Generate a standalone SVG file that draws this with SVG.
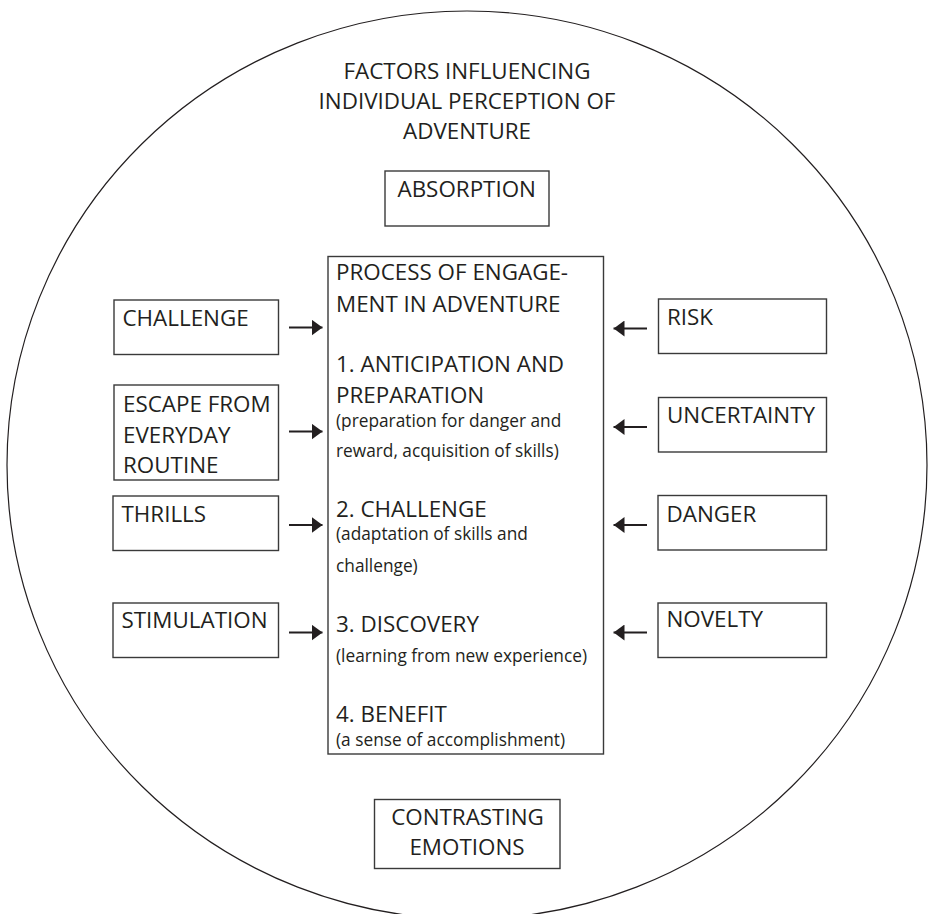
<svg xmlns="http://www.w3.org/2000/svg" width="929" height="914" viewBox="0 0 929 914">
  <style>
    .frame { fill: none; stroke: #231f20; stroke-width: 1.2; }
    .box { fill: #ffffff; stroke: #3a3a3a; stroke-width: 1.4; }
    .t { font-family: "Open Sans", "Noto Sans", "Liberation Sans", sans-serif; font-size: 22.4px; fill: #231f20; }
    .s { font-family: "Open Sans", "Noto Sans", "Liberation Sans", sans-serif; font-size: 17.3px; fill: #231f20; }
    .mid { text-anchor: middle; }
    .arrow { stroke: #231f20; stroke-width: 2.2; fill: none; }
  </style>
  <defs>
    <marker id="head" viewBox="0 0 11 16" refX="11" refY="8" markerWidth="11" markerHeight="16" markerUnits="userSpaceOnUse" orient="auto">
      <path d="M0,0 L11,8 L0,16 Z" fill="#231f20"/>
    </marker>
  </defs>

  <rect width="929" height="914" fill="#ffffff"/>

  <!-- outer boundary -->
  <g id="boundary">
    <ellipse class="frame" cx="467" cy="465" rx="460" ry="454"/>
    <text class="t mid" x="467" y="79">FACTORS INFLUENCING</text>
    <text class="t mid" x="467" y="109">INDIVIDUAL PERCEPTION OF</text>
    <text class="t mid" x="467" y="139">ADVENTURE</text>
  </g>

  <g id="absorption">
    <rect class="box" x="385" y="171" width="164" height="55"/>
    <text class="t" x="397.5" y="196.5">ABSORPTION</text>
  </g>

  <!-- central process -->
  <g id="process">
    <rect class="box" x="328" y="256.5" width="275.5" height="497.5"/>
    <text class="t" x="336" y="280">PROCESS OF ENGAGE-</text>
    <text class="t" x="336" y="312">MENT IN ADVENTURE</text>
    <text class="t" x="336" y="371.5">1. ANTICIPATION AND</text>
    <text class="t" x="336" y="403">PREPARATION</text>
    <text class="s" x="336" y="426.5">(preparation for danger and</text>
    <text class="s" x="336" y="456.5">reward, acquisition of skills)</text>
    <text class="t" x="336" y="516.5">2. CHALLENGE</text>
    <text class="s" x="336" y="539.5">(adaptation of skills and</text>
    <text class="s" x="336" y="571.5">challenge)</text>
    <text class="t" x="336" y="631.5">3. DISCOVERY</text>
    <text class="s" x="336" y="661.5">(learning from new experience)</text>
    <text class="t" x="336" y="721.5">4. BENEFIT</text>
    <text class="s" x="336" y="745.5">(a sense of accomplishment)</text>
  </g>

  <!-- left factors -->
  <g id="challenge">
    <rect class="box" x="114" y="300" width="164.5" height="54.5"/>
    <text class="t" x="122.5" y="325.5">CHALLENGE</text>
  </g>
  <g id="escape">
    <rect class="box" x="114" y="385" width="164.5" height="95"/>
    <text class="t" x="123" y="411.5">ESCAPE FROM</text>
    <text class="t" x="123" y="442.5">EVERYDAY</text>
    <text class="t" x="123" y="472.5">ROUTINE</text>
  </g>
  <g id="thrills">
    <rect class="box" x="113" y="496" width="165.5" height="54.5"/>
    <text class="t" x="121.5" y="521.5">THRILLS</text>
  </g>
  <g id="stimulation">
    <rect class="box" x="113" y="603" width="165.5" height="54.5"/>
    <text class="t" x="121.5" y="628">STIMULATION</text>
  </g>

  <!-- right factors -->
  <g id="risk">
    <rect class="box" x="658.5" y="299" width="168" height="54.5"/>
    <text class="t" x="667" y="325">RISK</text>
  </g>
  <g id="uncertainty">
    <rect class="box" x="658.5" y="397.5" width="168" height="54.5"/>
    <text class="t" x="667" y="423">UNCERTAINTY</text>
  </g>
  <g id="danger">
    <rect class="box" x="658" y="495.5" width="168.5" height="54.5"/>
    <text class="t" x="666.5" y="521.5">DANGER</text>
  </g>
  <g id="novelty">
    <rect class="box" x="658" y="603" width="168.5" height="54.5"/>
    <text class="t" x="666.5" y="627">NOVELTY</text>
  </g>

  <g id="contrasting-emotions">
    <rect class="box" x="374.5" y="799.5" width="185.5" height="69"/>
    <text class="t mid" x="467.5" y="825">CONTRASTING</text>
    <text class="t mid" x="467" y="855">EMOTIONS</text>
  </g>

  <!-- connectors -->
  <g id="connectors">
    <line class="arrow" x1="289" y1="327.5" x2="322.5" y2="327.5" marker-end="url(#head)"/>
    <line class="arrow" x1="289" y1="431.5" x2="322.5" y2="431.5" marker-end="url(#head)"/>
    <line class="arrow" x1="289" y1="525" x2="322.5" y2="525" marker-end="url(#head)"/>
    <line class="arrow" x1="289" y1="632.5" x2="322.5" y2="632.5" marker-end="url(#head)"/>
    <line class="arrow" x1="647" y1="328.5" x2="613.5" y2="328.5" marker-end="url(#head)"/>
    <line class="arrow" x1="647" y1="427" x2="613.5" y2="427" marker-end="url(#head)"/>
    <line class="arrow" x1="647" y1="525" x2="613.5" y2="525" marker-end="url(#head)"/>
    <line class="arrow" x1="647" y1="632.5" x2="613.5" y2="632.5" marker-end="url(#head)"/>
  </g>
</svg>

━━━━━━━━━━━━━━━━━━━━━━━━━━━━━━

→ **What this task involves**: Output the data exactly. Pictures don't belong in the result.

→ **Response to the task**:
Generate a standalone SVG file that draws this with SVG.
<svg xmlns="http://www.w3.org/2000/svg" width="929" height="914" viewBox="0 0 929 914">
  <style>
    .frame { fill: none; stroke: #231f20; stroke-width: 1.2; }
    .box { fill: #ffffff; stroke: #3a3a3a; stroke-width: 1.4; }
    .t { font-family: "Open Sans", "Noto Sans", "Liberation Sans", sans-serif; font-size: 22.4px; fill: #231f20; }
    .s { font-family: "Open Sans", "Noto Sans", "Liberation Sans", sans-serif; font-size: 17.3px; fill: #231f20; }
    .mid { text-anchor: middle; }
    .arrow { stroke: #231f20; stroke-width: 2.2; fill: none; }
  </style>
  <defs>
    <marker id="head" viewBox="0 0 11 16" refX="11" refY="8" markerWidth="11" markerHeight="16" markerUnits="userSpaceOnUse" orient="auto">
      <path d="M0,0 L11,8 L0,16 Z" fill="#231f20"/>
    </marker>
  </defs>

  <rect width="929" height="914" fill="#ffffff"/>

  <!-- outer boundary -->
  <g id="boundary">
    <ellipse class="frame" cx="467" cy="465" rx="460" ry="454"/>
    <text class="t mid" x="467" y="79">FACTORS INFLUENCING</text>
    <text class="t mid" x="467" y="109">INDIVIDUAL PERCEPTION OF</text>
    <text class="t mid" x="467" y="139">ADVENTURE</text>
  </g>

  <g id="absorption">
    <rect class="box" x="385" y="171" width="164" height="55"/>
    <text class="t" x="397.5" y="196.5">ABSORPTION</text>
  </g>

  <!-- central process -->
  <g id="process">
    <rect class="box" x="328" y="256.5" width="275.5" height="497.5"/>
    <text class="t" x="336" y="280">PROCESS OF ENGAGE-</text>
    <text class="t" x="336" y="312">MENT IN ADVENTURE</text>
    <text class="t" x="336" y="371.5">1. ANTICIPATION AND</text>
    <text class="t" x="336" y="403">PREPARATION</text>
    <text class="s" x="336" y="426.5">(preparation for danger and</text>
    <text class="s" x="336" y="456.5">reward, acquisition of skills)</text>
    <text class="t" x="336" y="516.5">2. CHALLENGE</text>
    <text class="s" x="336" y="539.5">(adaptation of skills and</text>
    <text class="s" x="336" y="571.5">challenge)</text>
    <text class="t" x="336" y="631.5">3. DISCOVERY</text>
    <text class="s" x="336" y="661.5">(learning from new experience)</text>
    <text class="t" x="336" y="721.5">4. BENEFIT</text>
    <text class="s" x="336" y="745.5">(a sense of accomplishment)</text>
  </g>

  <!-- left factors -->
  <g id="challenge">
    <rect class="box" x="114" y="300" width="164.5" height="54.5"/>
    <text class="t" x="122.5" y="325.5">CHALLENGE</text>
  </g>
  <g id="escape">
    <rect class="box" x="114" y="385" width="164.5" height="95"/>
    <text class="t" x="123" y="411.5">ESCAPE FROM</text>
    <text class="t" x="123" y="442.5">EVERYDAY</text>
    <text class="t" x="123" y="472.5">ROUTINE</text>
  </g>
  <g id="thrills">
    <rect class="box" x="113" y="496" width="165.5" height="54.5"/>
    <text class="t" x="121.5" y="521.5">THRILLS</text>
  </g>
  <g id="stimulation">
    <rect class="box" x="113" y="603" width="165.5" height="54.5"/>
    <text class="t" x="121.5" y="628">STIMULATION</text>
  </g>

  <!-- right factors -->
  <g id="risk">
    <rect class="box" x="658.5" y="299" width="168" height="54.5"/>
    <text class="t" x="667" y="325">RISK</text>
  </g>
  <g id="uncertainty">
    <rect class="box" x="658.5" y="397.5" width="168" height="54.5"/>
    <text class="t" x="667" y="423">UNCERTAINTY</text>
  </g>
  <g id="danger">
    <rect class="box" x="658" y="495.5" width="168.5" height="54.5"/>
    <text class="t" x="666.5" y="521.5">DANGER</text>
  </g>
  <g id="novelty">
    <rect class="box" x="658" y="603" width="168.5" height="54.5"/>
    <text class="t" x="666.5" y="627">NOVELTY</text>
  </g>

  <g id="contrasting-emotions">
    <rect class="box" x="374.5" y="799.5" width="185.5" height="69"/>
    <text class="t mid" x="467.5" y="825">CONTRASTING</text>
    <text class="t mid" x="467" y="855">EMOTIONS</text>
  </g>

  <!-- connectors -->
  <g id="connectors">
    <line class="arrow" x1="289" y1="327.5" x2="322.5" y2="327.5" marker-end="url(#head)"/>
    <line class="arrow" x1="289" y1="431.5" x2="322.5" y2="431.5" marker-end="url(#head)"/>
    <line class="arrow" x1="289" y1="525" x2="322.5" y2="525" marker-end="url(#head)"/>
    <line class="arrow" x1="289" y1="632.5" x2="322.5" y2="632.5" marker-end="url(#head)"/>
    <line class="arrow" x1="647" y1="328.5" x2="613.5" y2="328.5" marker-end="url(#head)"/>
    <line class="arrow" x1="647" y1="427" x2="613.5" y2="427" marker-end="url(#head)"/>
    <line class="arrow" x1="647" y1="525" x2="613.5" y2="525" marker-end="url(#head)"/>
    <line class="arrow" x1="647" y1="632.5" x2="613.5" y2="632.5" marker-end="url(#head)"/>
  </g>
</svg>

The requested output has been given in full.